The study focuses on the actors who mediate between these worlds—cultural brokers—who may include parents, locally rooted teachers, traditional leaders, community workers, NGOs, and older siblings. It aims to understand who these brokers are, how they gain legitimacy, what strategies they use, and what impact they have on children’s integration into the school system. The central goal is to identify local mediation dynamics that either facilitate or hinder children’s entry into and adaptation to formal education.

The research is grounded in four interrelated theoretical frameworks: Funds of Knowledge (Moll), Cultural-Historical Activity Theory – CHAT (Engeström), Social Capital Theory (Coleman), and Culturally Responsive Pedagogy (Gay). Together, these perspectives shed light on the value of community knowledge, the systemic tensions between home and school, and the need for culturally grounded teaching practices.

The methodology is based on a multi-case ethnographic design involving interviews, participant observation, focus groups, and the collection of cultural artefacts. The research seeks to contribute to the design of inclusive and equitable educational practices that are better aligned with the socio-cultural realities of learners. Beyond the local context, this study also aims to engage in the global conversation on decolonising education, by highlighting the potential of local actors and knowledge systems in shaping more just and relevant approaches to early schooling in multilingual and multicultural settings.
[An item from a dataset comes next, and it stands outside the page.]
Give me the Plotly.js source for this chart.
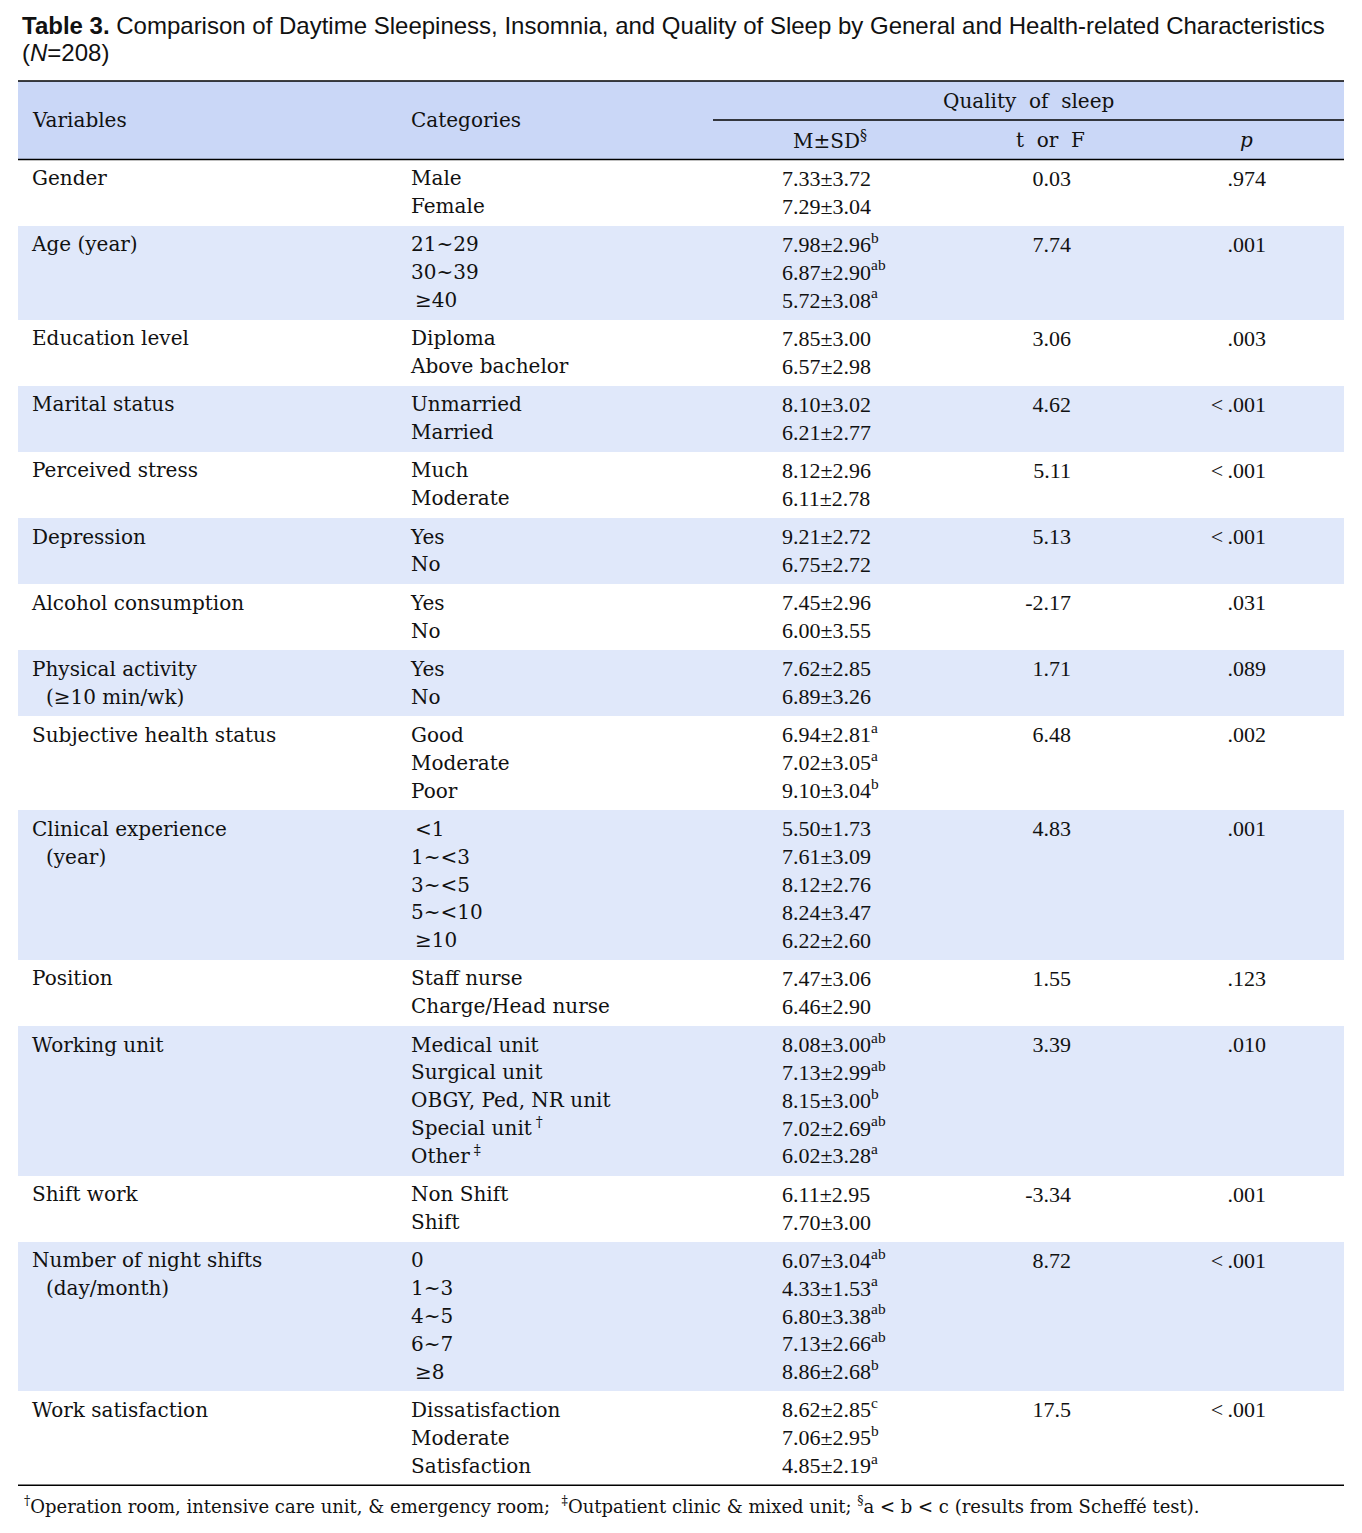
<!DOCTYPE html>
<html>
<head>
<meta charset="utf-8">
<script src="https://cdn.plot.ly/plotly-3.0.1.min.js"></script>
<style>html,body{margin:0;padding:0;background:#fff;}</style>
</head>
<body>
<div id="chart" style="width:1362px;height:1533px;"></div>
<script>
// ---------------- DATA ----------------
const variableLines = [
  ["Gender"], ["Age (year)"], ["Education level"], ["Marital status"],
  ["Perceived stress"], ["Depression"], ["Alcohol consumption"],
  ["Physical activity", "(≥10 min/wk)"], ["Subjective health status"],
  ["Clinical experience", "(year)"], ["Position"], ["Working unit"],
  ["Shift work"], ["Number of night shifts", "(day/month)"], ["Work satisfaction"]
];
const categories = [
  ["Male", "Female"],
  ["21~29", "30~39", "≥40"],
  ["Diploma", "Above bachelor"],
  ["Unmarried", "Married"],
  ["Much", "Moderate"],
  ["Yes", "No"],
  ["Yes", "No"],
  ["Yes", "No"],
  ["Good", "Moderate", "Poor"],
  ["<1", "1~<3", "3~<5", "5~<10", "≥10"],
  ["Staff nurse", "Charge/Head nurse"],
  ["Medical unit", "Surgical unit", "OBGY, Ped, NR unit", "Special unit†", "Other‡"],
  ["Non Shift", "Shift"],
  ["0", "1~3", "4~5", "6~7", "≥8"],
  ["Dissatisfaction", "Moderate", "Satisfaction"]
];
const means = [
  [7.33, 7.29], [7.98, 6.87, 5.72], [7.85, 6.57], [8.10, 6.21], [8.12, 6.11],
  [9.21, 6.75], [7.45, 6.00], [7.62, 6.89], [6.94, 7.02, 9.10],
  [5.50, 7.61, 8.12, 8.24, 6.22], [7.47, 6.46], [8.08, 7.13, 8.15, 7.02, 6.02],
  [6.11, 7.70], [6.07, 4.33, 6.80, 7.13, 8.86], [8.62, 7.06, 4.85]
];
const sds = [
  [3.72, 3.04], [2.96, 2.90, 3.08], [3.00, 2.98], [3.02, 2.77], [2.96, 2.78],
  [2.72, 2.72], [2.96, 3.55], [2.85, 3.26], [2.81, 3.05, 3.04],
  [1.73, 3.09, 2.76, 3.47, 2.60], [3.06, 2.90], [3.00, 2.99, 3.00, 2.69, 3.28],
  [2.95, 3.00], [3.04, 1.53, 3.38, 2.66, 2.68], [2.85, 2.95, 2.19]
];
const scheffe = [
  ["", ""], ["b", "ab", "a"], ["", ""], ["", ""], ["", ""], ["", ""], ["", ""], ["", ""],
  ["a", "a", "b"], ["", "", "", "", ""], ["", ""], ["ab", "ab", "b", "ab", "a"],
  ["", ""], ["ab", "a", "ab", "ab", "b"], ["c", "b", "a"]
];
const statValues = ["0.03", "7.74", "3.06", "4.62", "5.11", "5.13", "-2.17", "1.71",
  "6.48", "4.83", "1.55", "3.39", "-3.34", "8.72", "17.5"];
const pValues = [".974", ".001", ".003", "<.001", "<.001", "<.001", ".031", ".089",
  ".002", ".001", ".123", ".010", ".001", "<.001", "<.001"];

// ---------------- LAYOUT CONSTANTS ----------------
const X_LEFT = 18, X_RIGHT = 1344;
const X_VAR = 32, VAR_INDENT = 14, X_CAT = 411, X_MSD = 782, X_STAT = 1071, X_P = 1266;
const HEADER_TOP = 81, HEADER_MID = 120, BODY_TOP = 159.5;
const LINE = 27.85, PAD = 10.4, TEXT_DY = 1.6;
const SHADE = "#e0e8fa", HEAD_BG = "#cad7f7";
const TEXT_FONT = "DejaVu Serif", NUM_FONT = "Liberation Serif";

function esc(s) { return s.replace(/&/g, "&amp;").replace(/</g, "&lt;"); }
function catText(s) {
  let t = esc(s);
  t = t.replace(/([†‡])/g, "\u2009<sup>$1</sup>");
  if (/^(&lt;|≥)/.test(t)) t = "\u2009" + t;
  return t;
}

// compute rows
const rowTop = [], rowH = [];
let cur = BODY_TOP;
categories.forEach((c) => {
  const h = c.length * LINE + PAD;
  rowTop.push(cur); rowH.push(h); cur += h;
});
const BODY_BOTTOM = cur;

const lineY = (r, k) => rowTop[r] + PAD / 2 + LINE * (k + 0.5) + TEXT_DY;

// background bars
const bgY = [(HEADER_TOP + BODY_TOP) / 2], bgW = [BODY_TOP - HEADER_TOP], bgC = [HEAD_BG];
rowTop.forEach((t, i) => { bgY.push(t + rowH[i] / 2); bgW.push(rowH[i]); bgC.push(i % 2 ? SHADE : "#ffffff"); });

const bgTrace = {
  type: "bar", orientation: "h", y: bgY, x: bgY.map(() => X_RIGHT - X_LEFT),
  base: X_LEFT, width: bgW, marker: { color: bgC, line: { width: 0 } },
  hoverinfo: "skip", showlegend: false
};

// text traces
const varX = [], varY = [], varT = [];
variableLines.forEach((lines, r) => lines.forEach((s, k) => {
  varX.push(X_VAR + (k > 0 ? VAR_INDENT : 0)); varY.push(lineY(r, k)); varT.push(esc(s));
}));
const catX = [], catY = [], catT = [];
categories.forEach((lines, r) => lines.forEach((s, k) => {
  catX.push(X_CAT); catY.push(lineY(r, k)); catT.push(catText(s));
}));
const msdX = [], msdY = [], msdT = [];
means.forEach((arr, r) => arr.forEach((m, k) => {
  msdX.push(X_MSD); msdY.push(lineY(r, k));
  const sup = scheffe[r][k] ? "<sup>" + scheffe[r][k] + "</sup>" : "";
  msdT.push(m.toFixed(2) + "±" + sds[r][k].toFixed(2) + sup);
}));
const statY = statValues.map((v, r) => lineY(r, 0));
const pY = pValues.map((v, r) => lineY(r, 0));

function txt(x, y, t, pos, family, size) {
  return {
    type: "scatter", mode: "text", x: x, y: y, text: t, textposition: pos,
    textfont: { family: family, size: size, color: "#111" },
    hoverinfo: "skip", showlegend: false, cliponaxis: false
  };
}

const traces = [
  bgTrace,
  txt(varX, varY, varT, "middle right", TEXT_FONT, 20),
  txt(catX, catY, catT, "middle right", TEXT_FONT, 20),
  txt(msdX, msdY, msdT, "middle right", NUM_FONT, 22),
  txt(statY.map(() => X_STAT), statY, statValues, "middle left", NUM_FONT, 22),
  txt(pY.map(() => X_P), pY, pValues.map(p => p.replace("<", "&lt;\u2009")), "middle left", NUM_FONT, 22)
];

const lineShape = (x0, x1, y, w) => ({ type: "line", xref: "x", yref: "y", x0: x0, x1: x1, y0: y, y1: y, line: { color: "#000", width: w } });

const ann = (x, y, text, xanchor, family, size) => ({
  xref: "x", yref: "y", x: x, y: y, text: text, showarrow: false,
  xanchor: xanchor, yanchor: "middle", font: { family: family, size: size, color: "#111" }
});

const layout = {
  width: 1362, height: 1533,
  margin: { l: 0, r: 0, t: 0, b: 0, pad: 0 },
  paper_bgcolor: "#fff", plot_bgcolor: "#fff",
  xaxis: { range: [0, 1362], visible: false, fixedrange: true },
  yaxis: { range: [1533, 0], visible: false, fixedrange: true },
  bargap: 0, showlegend: false, hovermode: false,
  shapes: [
    lineShape(X_LEFT, X_RIGHT, HEADER_TOP, 1.5),
    lineShape(713, X_RIGHT, HEADER_MID, 1.5),
    lineShape(X_LEFT, X_RIGHT, BODY_TOP, 1.5),
    lineShape(X_LEFT, X_RIGHT, BODY_BOTTOM, 1.5)
  ],
  annotations: [
    ann(20, 25, "<b>Table 3.</b> Comparison of Daytime Sleepiness, Insomnia, and Quality of Sleep by General and Health-related Characteristics", "left", "Liberation Sans", 24),
    ann(20, 52, "(<i>N</i>=208)", "left", "Liberation Sans", 24),
    ann(X_VAR - 2, 120, "Variables", "left", TEXT_FONT, 20),
    ann(X_CAT - 2, 120, "Categories", "left", TEXT_FONT, 20),
    ann(1028, 101, "Quality\u00a0 of\u00a0 sleep", "center", TEXT_FONT, 20),
    ann(830, 140, "M±SD<sup>§</sup>", "center", TEXT_FONT, 20),
    ann(1050, 140, "t\u00a0 or\u00a0 F", "center", TEXT_FONT, 20),
    ann(1246, 140, "<i>p</i>", "center", TEXT_FONT, 20),
    ann(22, 1505, "<sup>†</sup>Operation room, intensive care unit, &amp; emergency room;\u00a0 <sup>‡</sup>Outpatient clinic &amp; mixed unit; <sup>§</sup>a &lt; b &lt; c (results from Scheffé test).", "left", TEXT_FONT, 18)
  ]
};

Plotly.newPlot("chart", traces, layout, { staticPlot: true, displayModeBar: false });
</script>
</body>
</html>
The findings of this study could be directly useful to Cameroonian education policymakers, particularly ministries of education, as well as NGOs and development agencies working in the education sector. The research will offer practical recommendations for improving parent-school engagement in diverse cultural contexts, training educators to work effectively with families from disadvantaged backgrounds, and designing inclusive and culturally appropriate school transition programmes.